Arguably, Tom Brady and Aaron Rodgers were rewarded for past seasons. Brady’s numbers, while respectable, were no better than Roethlisberger’s, with Brady gaining slightly more yards, but throwing for 3 less TD’s and having a lower QB rating. Likewise, Rodgers ranked higher in the Top 100 based on only 9 games: it’s likely, but debatable, that his numbers would’ve been outstanding over a full season.

Russell Wilson won a Super Bowl protecting the ball in the air, but dropping it on the ground more times than Ben; something the Pittsburgh QB is regularly criticized of doing! (Ben fumbled 6 times, the same amount as Brady and Brees.)

Of the 8 quarterbacks listed, Roethlisberger ranks 4th in yards, 3rd in touchdowns and 5th in QB rating, while tossing the most interceptions.
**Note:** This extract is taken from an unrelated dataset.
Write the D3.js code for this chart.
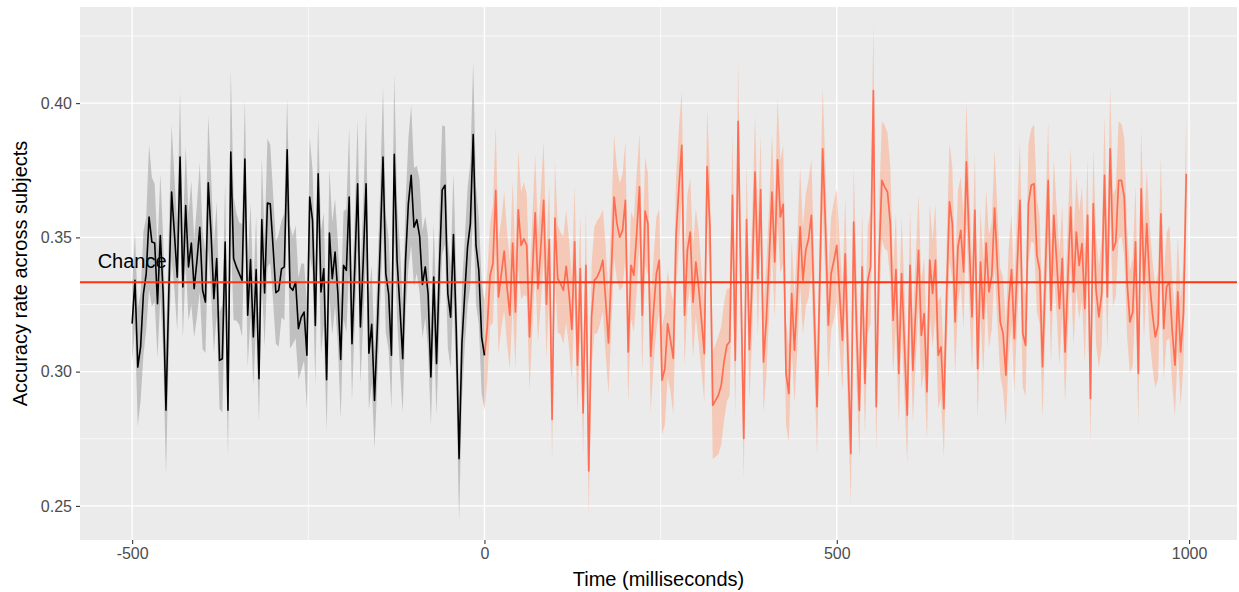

The top three signal-callers had more completions, but also threw for far more attempts.

So why isn’t Ben listed several spots higher?

One lone statistic hints at why Ben is ranked lower than his peers: he is the first QB on the list from a team that failed to reach the playoffs in 2013. In this regard, his 8th overall ranking is not entirely justified; a list of individual players should be based on individual, not team, performances.

Therefore, Big Ben is deserving of moving up the list a few more spots.